- Goal: Transcribe every entry word for word, but skip the images.

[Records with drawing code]
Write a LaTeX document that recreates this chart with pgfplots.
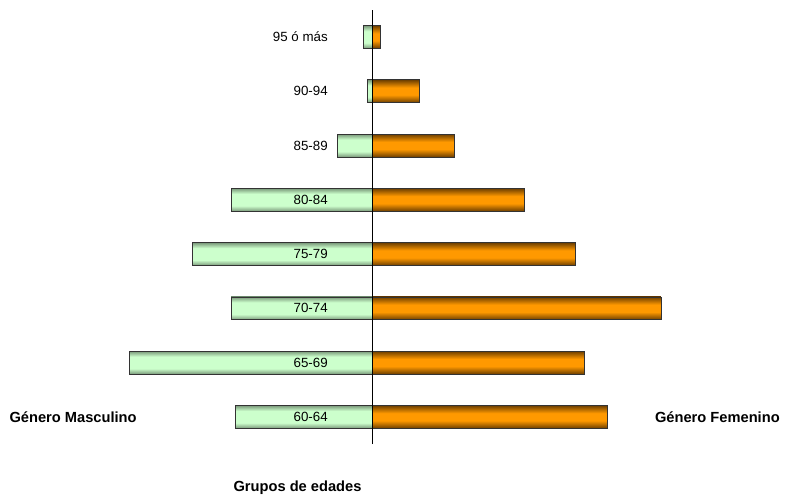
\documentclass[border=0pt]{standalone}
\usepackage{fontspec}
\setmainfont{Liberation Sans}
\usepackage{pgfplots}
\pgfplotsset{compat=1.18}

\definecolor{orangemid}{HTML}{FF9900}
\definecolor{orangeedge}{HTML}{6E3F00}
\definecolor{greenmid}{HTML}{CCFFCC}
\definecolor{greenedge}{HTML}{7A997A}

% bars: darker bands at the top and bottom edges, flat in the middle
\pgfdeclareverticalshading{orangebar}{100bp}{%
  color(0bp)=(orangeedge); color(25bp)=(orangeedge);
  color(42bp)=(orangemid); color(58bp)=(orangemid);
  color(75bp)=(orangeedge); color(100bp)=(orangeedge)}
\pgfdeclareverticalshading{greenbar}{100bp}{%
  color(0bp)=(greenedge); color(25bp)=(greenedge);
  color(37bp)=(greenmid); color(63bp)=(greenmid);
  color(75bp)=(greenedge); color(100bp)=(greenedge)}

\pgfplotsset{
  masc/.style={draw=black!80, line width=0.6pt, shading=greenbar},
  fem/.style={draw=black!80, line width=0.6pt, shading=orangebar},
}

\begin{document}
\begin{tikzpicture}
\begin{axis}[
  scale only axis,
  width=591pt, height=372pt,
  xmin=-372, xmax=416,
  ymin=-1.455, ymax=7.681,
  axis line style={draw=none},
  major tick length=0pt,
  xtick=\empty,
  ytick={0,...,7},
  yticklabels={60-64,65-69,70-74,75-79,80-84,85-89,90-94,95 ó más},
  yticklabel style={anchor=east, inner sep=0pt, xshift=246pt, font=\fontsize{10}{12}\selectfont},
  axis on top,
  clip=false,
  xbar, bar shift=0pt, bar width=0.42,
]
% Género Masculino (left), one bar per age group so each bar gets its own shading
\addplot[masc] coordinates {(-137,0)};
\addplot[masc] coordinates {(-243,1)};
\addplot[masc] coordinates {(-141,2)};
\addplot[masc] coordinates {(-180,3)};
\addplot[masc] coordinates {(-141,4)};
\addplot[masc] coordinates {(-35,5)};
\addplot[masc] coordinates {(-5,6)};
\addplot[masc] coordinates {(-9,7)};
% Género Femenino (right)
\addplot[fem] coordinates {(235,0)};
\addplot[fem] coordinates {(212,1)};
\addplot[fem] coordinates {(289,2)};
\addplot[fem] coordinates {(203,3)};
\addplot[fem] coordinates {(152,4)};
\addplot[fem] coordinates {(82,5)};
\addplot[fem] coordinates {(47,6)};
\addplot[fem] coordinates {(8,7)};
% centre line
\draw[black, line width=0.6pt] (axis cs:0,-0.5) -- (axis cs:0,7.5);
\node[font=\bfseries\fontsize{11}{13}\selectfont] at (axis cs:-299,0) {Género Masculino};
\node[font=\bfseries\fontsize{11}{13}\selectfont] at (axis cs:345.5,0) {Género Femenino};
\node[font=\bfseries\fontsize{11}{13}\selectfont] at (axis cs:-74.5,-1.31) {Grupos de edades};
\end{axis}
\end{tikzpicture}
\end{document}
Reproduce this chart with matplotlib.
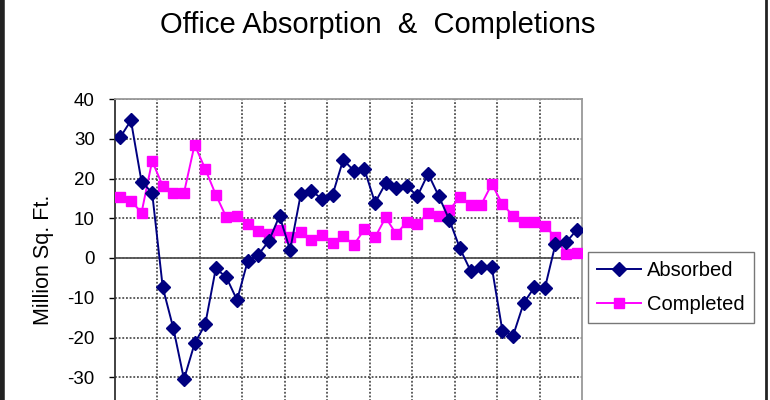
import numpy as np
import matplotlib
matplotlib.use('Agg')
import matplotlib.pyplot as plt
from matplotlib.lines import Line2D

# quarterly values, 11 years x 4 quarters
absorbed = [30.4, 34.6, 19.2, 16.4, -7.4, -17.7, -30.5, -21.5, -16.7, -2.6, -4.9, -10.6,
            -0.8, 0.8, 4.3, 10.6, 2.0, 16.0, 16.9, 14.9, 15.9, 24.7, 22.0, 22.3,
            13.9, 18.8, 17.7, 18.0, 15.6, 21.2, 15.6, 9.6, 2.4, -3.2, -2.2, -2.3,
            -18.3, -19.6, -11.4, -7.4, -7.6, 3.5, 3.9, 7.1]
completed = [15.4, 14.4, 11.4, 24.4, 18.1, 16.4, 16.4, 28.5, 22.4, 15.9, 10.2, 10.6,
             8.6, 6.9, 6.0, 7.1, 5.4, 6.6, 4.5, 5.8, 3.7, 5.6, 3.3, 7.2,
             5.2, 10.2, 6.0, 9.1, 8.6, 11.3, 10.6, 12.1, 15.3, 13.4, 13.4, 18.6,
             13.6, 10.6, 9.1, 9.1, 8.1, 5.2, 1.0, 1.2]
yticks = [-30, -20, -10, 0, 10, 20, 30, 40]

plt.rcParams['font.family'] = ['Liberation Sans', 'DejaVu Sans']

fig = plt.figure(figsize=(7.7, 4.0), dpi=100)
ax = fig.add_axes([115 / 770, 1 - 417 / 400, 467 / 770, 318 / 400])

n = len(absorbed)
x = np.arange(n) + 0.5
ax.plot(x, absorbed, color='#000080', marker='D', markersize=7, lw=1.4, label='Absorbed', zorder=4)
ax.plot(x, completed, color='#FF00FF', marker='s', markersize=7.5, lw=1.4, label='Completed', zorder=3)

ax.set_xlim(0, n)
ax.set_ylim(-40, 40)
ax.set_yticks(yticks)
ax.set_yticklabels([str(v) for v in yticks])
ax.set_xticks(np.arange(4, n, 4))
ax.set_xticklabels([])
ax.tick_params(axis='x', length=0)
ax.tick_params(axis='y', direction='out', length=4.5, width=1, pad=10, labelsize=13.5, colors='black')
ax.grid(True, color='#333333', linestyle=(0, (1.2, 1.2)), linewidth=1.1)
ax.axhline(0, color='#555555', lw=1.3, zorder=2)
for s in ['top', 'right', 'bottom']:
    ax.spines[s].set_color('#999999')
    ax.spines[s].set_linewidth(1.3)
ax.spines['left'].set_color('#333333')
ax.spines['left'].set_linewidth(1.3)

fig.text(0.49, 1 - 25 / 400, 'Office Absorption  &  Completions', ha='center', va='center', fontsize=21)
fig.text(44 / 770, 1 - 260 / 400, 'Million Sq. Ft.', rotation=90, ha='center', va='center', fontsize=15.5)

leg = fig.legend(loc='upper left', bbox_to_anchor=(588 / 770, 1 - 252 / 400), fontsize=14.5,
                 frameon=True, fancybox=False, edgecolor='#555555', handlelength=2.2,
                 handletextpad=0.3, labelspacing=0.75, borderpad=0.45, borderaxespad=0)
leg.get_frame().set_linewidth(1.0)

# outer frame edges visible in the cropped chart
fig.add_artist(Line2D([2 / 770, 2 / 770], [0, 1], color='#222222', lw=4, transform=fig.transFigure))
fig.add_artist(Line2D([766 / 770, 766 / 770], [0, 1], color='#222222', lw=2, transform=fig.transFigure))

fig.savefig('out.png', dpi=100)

- Answer to the problem:
Write a LaTeX document that recreates this chart with pgfplots.
\documentclass[border=0pt]{standalone}
\usepackage{fontspec}
\setmainfont{Liberation Sans}
\usepackage{pgfplots}
\pgfplotsset{compat=1.18}

\definecolor{orangemid}{HTML}{FF9900}
\definecolor{orangeedge}{HTML}{6E3F00}
\definecolor{greenmid}{HTML}{CCFFCC}
\definecolor{greenedge}{HTML}{7A997A}

% bars: darker bands at the top and bottom edges, flat in the middle
\pgfdeclareverticalshading{orangebar}{100bp}{%
  color(0bp)=(orangeedge); color(25bp)=(orangeedge);
  color(42bp)=(orangemid); color(58bp)=(orangemid);
  color(75bp)=(orangeedge); color(100bp)=(orangeedge)}
\pgfdeclareverticalshading{greenbar}{100bp}{%
  color(0bp)=(greenedge); color(25bp)=(greenedge);
  color(37bp)=(greenmid); color(63bp)=(greenmid);
  color(75bp)=(greenedge); color(100bp)=(greenedge)}

\pgfplotsset{
  masc/.style={draw=black!80, line width=0.6pt, shading=greenbar},
  fem/.style={draw=black!80, line width=0.6pt, shading=orangebar},
}

\begin{document}
\begin{tikzpicture}
\begin{axis}[
  scale only axis,
  width=591pt, height=372pt,
  xmin=-372, xmax=416,
  ymin=-1.455, ymax=7.681,
  axis line style={draw=none},
  major tick length=0pt,
  xtick=\empty,
  ytick={0,...,7},
  yticklabels={60-64,65-69,70-74,75-79,80-84,85-89,90-94,95 ó más},
  yticklabel style={anchor=east, inner sep=0pt, xshift=246pt, font=\fontsize{10}{12}\selectfont},
  axis on top,
  clip=false,
  xbar, bar shift=0pt, bar width=0.42,
]
% Género Masculino (left), one bar per age group so each bar gets its own shading
\addplot[masc] coordinates {(-137,0)};
\addplot[masc] coordinates {(-243,1)};
\addplot[masc] coordinates {(-141,2)};
\addplot[masc] coordinates {(-180,3)};
\addplot[masc] coordinates {(-141,4)};
\addplot[masc] coordinates {(-35,5)};
\addplot[masc] coordinates {(-5,6)};
\addplot[masc] coordinates {(-9,7)};
% Género Femenino (right)
\addplot[fem] coordinates {(235,0)};
\addplot[fem] coordinates {(212,1)};
\addplot[fem] coordinates {(289,2)};
\addplot[fem] coordinates {(203,3)};
\addplot[fem] coordinates {(152,4)};
\addplot[fem] coordinates {(82,5)};
\addplot[fem] coordinates {(47,6)};
\addplot[fem] coordinates {(8,7)};
% centre line
\draw[black, line width=0.6pt] (axis cs:0,-0.5) -- (axis cs:0,7.5);
\node[font=\bfseries\fontsize{11}{13}\selectfont] at (axis cs:-299,0) {Género Masculino};
\node[font=\bfseries\fontsize{11}{13}\selectfont] at (axis cs:345.5,0) {Género Femenino};
\node[font=\bfseries\fontsize{11}{13}\selectfont] at (axis cs:-74.5,-1.31) {Grupos de edades};
\end{axis}
\end{tikzpicture}
\end{document}
Reproduce this chart with matplotlib.
import numpy as np
import matplotlib
matplotlib.use('Agg')
import matplotlib.pyplot as plt
from matplotlib.lines import Line2D

# quarterly values, 11 years x 4 quarters
absorbed = [30.4, 34.6, 19.2, 16.4, -7.4, -17.7, -30.5, -21.5, -16.7, -2.6, -4.9, -10.6,
            -0.8, 0.8, 4.3, 10.6, 2.0, 16.0, 16.9, 14.9, 15.9, 24.7, 22.0, 22.3,
            13.9, 18.8, 17.7, 18.0, 15.6, 21.2, 15.6, 9.6, 2.4, -3.2, -2.2, -2.3,
            -18.3, -19.6, -11.4, -7.4, -7.6, 3.5, 3.9, 7.1]
completed = [15.4, 14.4, 11.4, 24.4, 18.1, 16.4, 16.4, 28.5, 22.4, 15.9, 10.2, 10.6,
             8.6, 6.9, 6.0, 7.1, 5.4, 6.6, 4.5, 5.8, 3.7, 5.6, 3.3, 7.2,
             5.2, 10.2, 6.0, 9.1, 8.6, 11.3, 10.6, 12.1, 15.3, 13.4, 13.4, 18.6,
             13.6, 10.6, 9.1, 9.1, 8.1, 5.2, 1.0, 1.2]
yticks = [-30, -20, -10, 0, 10, 20, 30, 40]

plt.rcParams['font.family'] = ['Liberation Sans', 'DejaVu Sans']

fig = plt.figure(figsize=(7.7, 4.0), dpi=100)
ax = fig.add_axes([115 / 770, 1 - 417 / 400, 467 / 770, 318 / 400])

n = len(absorbed)
x = np.arange(n) + 0.5
ax.plot(x, absorbed, color='#000080', marker='D', markersize=7, lw=1.4, label='Absorbed', zorder=4)
ax.plot(x, completed, color='#FF00FF', marker='s', markersize=7.5, lw=1.4, label='Completed', zorder=3)

ax.set_xlim(0, n)
ax.set_ylim(-40, 40)
ax.set_yticks(yticks)
ax.set_yticklabels([str(v) for v in yticks])
ax.set_xticks(np.arange(4, n, 4))
ax.set_xticklabels([])
ax.tick_params(axis='x', length=0)
ax.tick_params(axis='y', direction='out', length=4.5, width=1, pad=10, labelsize=13.5, colors='black')
ax.grid(True, color='#333333', linestyle=(0, (1.2, 1.2)), linewidth=1.1)
ax.axhline(0, color='#555555', lw=1.3, zorder=2)
for s in ['top', 'right', 'bottom']:
    ax.spines[s].set_color('#999999')
    ax.spines[s].set_linewidth(1.3)
ax.spines['left'].set_color('#333333')
ax.spines['left'].set_linewidth(1.3)

fig.text(0.49, 1 - 25 / 400, 'Office Absorption  &  Completions', ha='center', va='center', fontsize=21)
fig.text(44 / 770, 1 - 260 / 400, 'Million Sq. Ft.', rotation=90, ha='center', va='center', fontsize=15.5)

leg = fig.legend(loc='upper left', bbox_to_anchor=(588 / 770, 1 - 252 / 400), fontsize=14.5,
                 frameon=True, fancybox=False, edgecolor='#555555', handlelength=2.2,
                 handletextpad=0.3, labelspacing=0.75, borderpad=0.45, borderaxespad=0)
leg.get_frame().set_linewidth(1.0)

# outer frame edges visible in the cropped chart
fig.add_artist(Line2D([2 / 770, 2 / 770], [0, 1], color='#222222', lw=4, transform=fig.transFigure))
fig.add_artist(Line2D([766 / 770, 766 / 770], [0, 1], color='#222222', lw=2, transform=fig.transFigure))

fig.savefig('out.png', dpi=100)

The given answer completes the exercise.